A ‘split brain,’ usually the brain of a mammal, is one in which all direct, ‘one-neuron’ connections between the two forebrain cerebral cortices have been cut. The largest interhemispheric bridge, or commissure, is the corpus callosum (Bogen 1985, Innocenti 1986). The first split-brain operation was performed on a cat in 1952, combining commissurotomy (sectioning of the corpus callosum and anterior commissure) with division of visual crossover fibers, the optic chiasm, at the base of the brain. Split-brain cats see and learn with each eye connected to a different hemisphere. Transfer of visual learning between the hemispheres is abolished. In monkeys commissurotomy separates two eye–hand coordination and learning systems, each hemisphere controlling movements of the limb on the other side of the body within the visual half field on that side. An intention to move one hand determines which cortical visual system will learn. Perception around the body in the periphery of the visual field, including ‘ambient’ pre-attentive awareness of space and motion properties of objects, is not divided in the split brain, indicating that subhemispheric (brainstem) systems, which remain unified, can integrate perceptuo-motor functions.

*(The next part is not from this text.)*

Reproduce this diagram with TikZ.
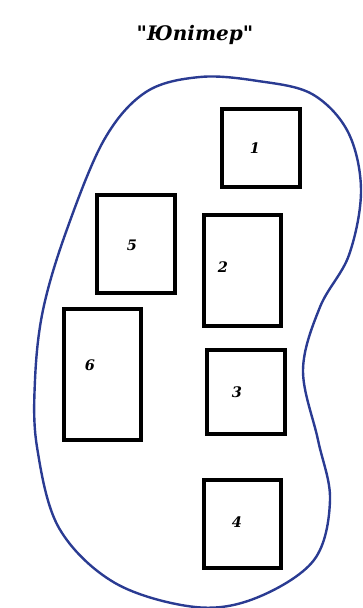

In the 1960s, commissurotomy operations were performed on human patients to control life-threatening epilepsy. Psychological tests demonstrated a divided consciousness, and two different cognitive systems. Only one, in the left hemisphere, had normal control of speech, and it was superior in logical or ‘propositional’ thinking. Right hemisphere consciousness understood language at a simple level, and was superior in awareness of relationships and configurations of experience called ‘appositional.’ Roger Sperry, who initiated split-brain research and supervised the experiments on commisurotomy in humans, received a Nobel prize for this work in 1981 (Sperry 1982). Split-brain research has been enormously influential, clarifying varieties of consciousness in the brain, and the cerebral symmetry of human motives or cognitive strategies that guide different purposes in action.